- Aim: Print the lines from the one that contains "Rebuild this chart" to the one that contains "import seaborn as sns", inclusive, exactly as they appear, and please drop any pictures.
------------
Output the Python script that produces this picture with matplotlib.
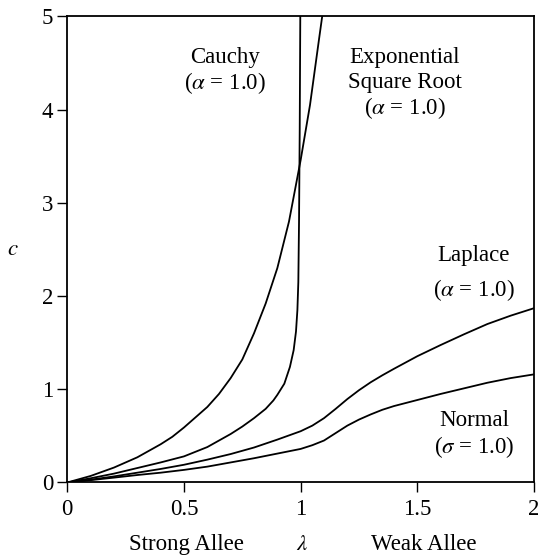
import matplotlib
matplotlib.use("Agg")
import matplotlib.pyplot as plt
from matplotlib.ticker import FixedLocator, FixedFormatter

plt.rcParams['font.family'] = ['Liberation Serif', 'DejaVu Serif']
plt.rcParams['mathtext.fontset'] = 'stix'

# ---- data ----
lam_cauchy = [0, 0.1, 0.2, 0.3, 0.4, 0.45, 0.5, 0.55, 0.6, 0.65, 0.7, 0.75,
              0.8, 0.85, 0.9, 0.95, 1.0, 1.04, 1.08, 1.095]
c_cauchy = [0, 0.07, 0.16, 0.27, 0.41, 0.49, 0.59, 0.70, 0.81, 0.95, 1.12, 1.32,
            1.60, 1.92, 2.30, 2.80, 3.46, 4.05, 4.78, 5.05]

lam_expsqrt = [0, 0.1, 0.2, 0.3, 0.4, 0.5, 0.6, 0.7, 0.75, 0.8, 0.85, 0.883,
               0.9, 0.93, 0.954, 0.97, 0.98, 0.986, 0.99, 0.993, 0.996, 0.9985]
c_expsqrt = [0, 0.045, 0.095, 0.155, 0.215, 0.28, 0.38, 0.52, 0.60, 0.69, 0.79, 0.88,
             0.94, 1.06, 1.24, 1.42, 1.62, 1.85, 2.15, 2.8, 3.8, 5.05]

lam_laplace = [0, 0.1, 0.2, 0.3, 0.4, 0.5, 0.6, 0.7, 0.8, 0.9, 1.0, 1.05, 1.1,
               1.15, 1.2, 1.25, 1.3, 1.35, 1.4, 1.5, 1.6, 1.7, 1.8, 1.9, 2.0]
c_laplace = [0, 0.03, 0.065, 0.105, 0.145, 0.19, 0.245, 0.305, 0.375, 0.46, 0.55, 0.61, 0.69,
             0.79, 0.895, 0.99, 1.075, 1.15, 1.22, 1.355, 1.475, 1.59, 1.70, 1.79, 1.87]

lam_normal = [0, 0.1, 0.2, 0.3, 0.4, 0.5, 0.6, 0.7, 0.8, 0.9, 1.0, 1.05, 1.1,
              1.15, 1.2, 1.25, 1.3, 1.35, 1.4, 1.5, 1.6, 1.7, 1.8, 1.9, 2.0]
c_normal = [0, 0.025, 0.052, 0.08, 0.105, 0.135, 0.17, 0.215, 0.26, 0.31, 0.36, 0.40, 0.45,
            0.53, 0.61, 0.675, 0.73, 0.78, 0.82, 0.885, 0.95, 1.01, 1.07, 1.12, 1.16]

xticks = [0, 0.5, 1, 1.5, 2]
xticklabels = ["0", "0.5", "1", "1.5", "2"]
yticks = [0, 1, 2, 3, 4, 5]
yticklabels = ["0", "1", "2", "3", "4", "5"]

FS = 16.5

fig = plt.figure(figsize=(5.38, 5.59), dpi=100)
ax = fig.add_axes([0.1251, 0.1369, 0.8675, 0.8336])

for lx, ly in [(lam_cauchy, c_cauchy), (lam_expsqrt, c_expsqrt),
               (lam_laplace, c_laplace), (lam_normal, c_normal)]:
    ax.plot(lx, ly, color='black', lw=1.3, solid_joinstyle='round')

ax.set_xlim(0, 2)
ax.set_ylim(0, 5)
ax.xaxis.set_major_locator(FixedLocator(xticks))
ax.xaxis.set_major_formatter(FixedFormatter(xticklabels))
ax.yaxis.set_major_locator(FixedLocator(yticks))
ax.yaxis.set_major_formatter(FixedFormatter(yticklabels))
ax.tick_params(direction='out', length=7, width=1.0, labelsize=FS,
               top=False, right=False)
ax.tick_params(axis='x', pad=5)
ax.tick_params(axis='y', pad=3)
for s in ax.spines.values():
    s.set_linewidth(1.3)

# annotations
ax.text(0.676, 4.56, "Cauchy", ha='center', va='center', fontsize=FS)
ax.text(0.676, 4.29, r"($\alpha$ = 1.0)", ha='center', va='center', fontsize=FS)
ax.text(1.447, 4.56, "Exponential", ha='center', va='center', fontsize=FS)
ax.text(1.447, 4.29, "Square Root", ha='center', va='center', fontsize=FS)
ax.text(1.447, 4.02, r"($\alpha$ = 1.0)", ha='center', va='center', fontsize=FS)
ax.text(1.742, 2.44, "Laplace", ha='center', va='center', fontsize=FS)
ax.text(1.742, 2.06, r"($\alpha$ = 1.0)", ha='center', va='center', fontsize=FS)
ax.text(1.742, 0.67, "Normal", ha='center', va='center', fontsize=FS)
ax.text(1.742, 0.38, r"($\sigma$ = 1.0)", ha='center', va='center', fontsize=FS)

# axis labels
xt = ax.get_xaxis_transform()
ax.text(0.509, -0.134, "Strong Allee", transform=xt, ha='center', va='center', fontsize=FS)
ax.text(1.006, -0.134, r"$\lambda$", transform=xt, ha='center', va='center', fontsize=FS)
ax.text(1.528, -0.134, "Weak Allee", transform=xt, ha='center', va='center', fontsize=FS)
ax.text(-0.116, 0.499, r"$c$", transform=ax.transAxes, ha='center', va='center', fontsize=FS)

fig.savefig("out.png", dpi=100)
------------
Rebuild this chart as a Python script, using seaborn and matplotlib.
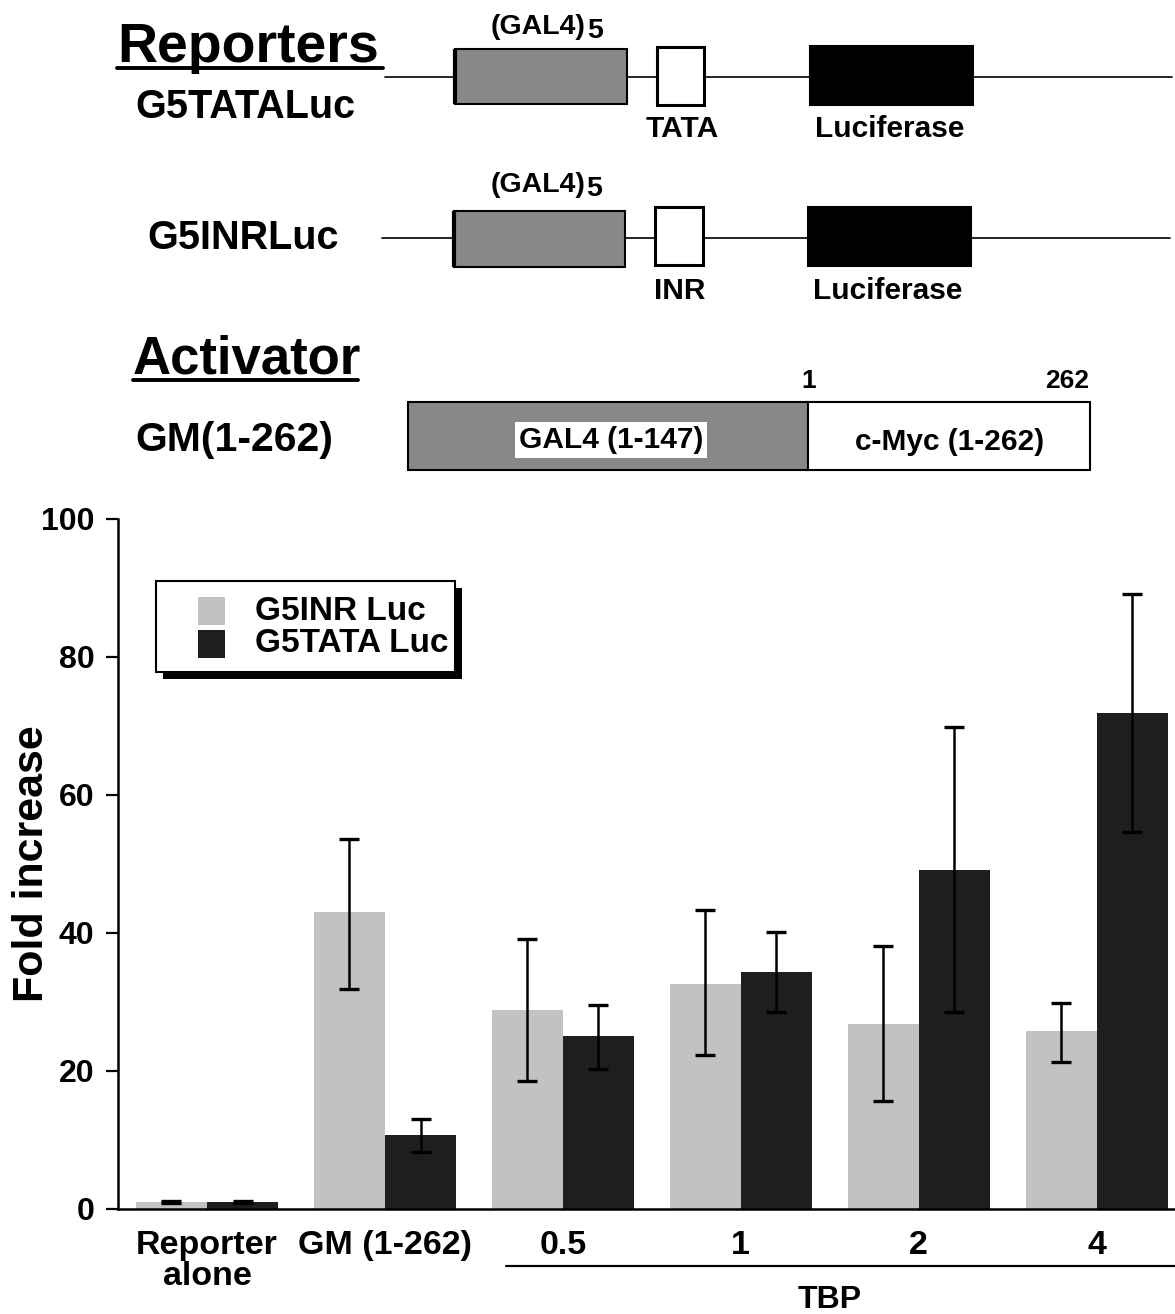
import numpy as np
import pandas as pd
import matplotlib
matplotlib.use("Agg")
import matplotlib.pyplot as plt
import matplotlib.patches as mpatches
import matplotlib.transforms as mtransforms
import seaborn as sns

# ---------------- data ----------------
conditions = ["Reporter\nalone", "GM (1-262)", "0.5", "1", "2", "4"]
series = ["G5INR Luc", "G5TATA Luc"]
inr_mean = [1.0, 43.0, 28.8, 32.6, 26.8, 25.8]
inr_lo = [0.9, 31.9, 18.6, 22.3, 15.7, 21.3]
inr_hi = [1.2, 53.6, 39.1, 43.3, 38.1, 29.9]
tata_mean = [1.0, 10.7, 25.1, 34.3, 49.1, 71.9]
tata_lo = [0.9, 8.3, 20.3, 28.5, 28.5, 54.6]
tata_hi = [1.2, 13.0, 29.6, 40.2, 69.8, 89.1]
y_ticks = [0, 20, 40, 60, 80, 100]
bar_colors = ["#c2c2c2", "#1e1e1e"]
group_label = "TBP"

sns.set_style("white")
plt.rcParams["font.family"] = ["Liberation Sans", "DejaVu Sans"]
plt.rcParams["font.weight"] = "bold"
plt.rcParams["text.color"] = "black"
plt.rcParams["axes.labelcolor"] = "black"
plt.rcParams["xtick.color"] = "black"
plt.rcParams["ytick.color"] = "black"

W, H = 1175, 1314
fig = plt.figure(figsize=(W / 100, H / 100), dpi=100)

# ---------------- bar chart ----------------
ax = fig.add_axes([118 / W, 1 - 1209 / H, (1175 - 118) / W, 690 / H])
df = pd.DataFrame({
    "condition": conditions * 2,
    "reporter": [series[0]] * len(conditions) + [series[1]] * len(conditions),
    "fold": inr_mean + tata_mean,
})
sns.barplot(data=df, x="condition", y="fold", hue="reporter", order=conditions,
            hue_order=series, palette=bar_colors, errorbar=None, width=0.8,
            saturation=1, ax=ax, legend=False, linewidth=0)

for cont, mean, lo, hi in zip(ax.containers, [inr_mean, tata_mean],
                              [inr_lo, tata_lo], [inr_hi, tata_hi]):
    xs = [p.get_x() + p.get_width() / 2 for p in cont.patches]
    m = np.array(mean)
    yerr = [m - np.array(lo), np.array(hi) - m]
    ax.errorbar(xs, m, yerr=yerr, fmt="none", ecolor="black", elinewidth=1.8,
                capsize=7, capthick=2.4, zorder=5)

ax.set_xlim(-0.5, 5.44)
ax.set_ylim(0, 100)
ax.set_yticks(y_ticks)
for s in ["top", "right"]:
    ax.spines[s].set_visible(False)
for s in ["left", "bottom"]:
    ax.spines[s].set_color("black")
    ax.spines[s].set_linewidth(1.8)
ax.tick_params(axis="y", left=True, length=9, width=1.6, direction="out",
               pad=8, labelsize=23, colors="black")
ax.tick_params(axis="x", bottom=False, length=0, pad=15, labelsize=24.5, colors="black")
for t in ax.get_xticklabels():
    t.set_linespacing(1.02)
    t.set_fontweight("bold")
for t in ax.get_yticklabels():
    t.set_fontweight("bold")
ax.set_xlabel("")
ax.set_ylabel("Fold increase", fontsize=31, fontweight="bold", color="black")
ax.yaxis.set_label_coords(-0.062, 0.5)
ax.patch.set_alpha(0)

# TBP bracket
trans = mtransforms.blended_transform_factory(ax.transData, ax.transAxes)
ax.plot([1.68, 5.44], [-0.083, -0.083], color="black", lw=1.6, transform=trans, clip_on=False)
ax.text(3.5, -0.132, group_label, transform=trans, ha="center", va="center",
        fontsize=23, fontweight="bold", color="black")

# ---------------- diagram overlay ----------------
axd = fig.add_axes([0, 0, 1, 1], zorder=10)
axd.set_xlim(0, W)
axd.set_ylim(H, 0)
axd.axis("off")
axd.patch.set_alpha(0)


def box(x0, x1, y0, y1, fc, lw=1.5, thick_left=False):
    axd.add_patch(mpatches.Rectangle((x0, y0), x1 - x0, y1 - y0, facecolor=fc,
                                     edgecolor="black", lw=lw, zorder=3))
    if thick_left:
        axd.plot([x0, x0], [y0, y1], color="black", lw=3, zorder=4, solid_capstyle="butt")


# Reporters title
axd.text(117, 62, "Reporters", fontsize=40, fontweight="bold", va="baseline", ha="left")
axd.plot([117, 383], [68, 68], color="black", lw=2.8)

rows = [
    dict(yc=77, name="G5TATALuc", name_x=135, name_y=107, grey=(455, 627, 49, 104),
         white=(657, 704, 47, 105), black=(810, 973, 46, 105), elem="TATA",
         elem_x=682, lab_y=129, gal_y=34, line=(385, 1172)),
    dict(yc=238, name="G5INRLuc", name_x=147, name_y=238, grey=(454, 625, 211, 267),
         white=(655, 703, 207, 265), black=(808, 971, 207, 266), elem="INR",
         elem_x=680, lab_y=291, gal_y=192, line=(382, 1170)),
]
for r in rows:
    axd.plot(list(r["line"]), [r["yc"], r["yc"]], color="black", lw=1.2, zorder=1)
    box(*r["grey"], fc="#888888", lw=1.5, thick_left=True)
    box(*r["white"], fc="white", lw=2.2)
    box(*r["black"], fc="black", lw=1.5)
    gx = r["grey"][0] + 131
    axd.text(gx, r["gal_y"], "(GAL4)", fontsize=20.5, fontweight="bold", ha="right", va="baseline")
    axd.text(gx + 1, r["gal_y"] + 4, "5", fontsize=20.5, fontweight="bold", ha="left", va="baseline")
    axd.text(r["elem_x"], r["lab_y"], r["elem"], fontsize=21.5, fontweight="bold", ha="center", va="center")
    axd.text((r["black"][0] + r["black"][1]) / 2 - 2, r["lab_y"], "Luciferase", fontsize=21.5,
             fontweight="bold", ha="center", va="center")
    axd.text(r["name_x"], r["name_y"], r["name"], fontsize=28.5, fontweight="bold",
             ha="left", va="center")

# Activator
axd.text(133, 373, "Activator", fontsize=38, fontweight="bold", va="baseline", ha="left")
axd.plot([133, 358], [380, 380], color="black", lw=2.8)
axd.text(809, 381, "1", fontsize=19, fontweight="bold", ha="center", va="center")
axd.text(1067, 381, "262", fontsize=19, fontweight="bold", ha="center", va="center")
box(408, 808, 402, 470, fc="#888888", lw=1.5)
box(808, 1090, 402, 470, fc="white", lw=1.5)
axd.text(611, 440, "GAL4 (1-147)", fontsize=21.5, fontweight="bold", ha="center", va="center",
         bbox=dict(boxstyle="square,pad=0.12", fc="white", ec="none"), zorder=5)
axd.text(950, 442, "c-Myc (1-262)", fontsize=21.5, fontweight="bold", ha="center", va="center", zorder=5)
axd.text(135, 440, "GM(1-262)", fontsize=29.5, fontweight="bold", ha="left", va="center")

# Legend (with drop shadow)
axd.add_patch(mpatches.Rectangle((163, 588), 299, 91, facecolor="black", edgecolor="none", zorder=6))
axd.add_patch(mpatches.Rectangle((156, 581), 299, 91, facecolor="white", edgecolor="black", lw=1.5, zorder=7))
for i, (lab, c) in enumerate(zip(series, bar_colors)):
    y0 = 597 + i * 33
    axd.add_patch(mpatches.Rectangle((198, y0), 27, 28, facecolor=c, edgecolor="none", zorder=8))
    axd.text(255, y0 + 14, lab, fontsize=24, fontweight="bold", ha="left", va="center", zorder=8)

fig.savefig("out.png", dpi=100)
------------
- Written answer:
Rebuild this chart as a Python script, using seaborn and matplotlib.
import numpy as np
import pandas as pd
import matplotlib
matplotlib.use("Agg")
import matplotlib.pyplot as plt
import matplotlib.patches as mpatches
import matplotlib.transforms as mtransforms
import seaborn as sns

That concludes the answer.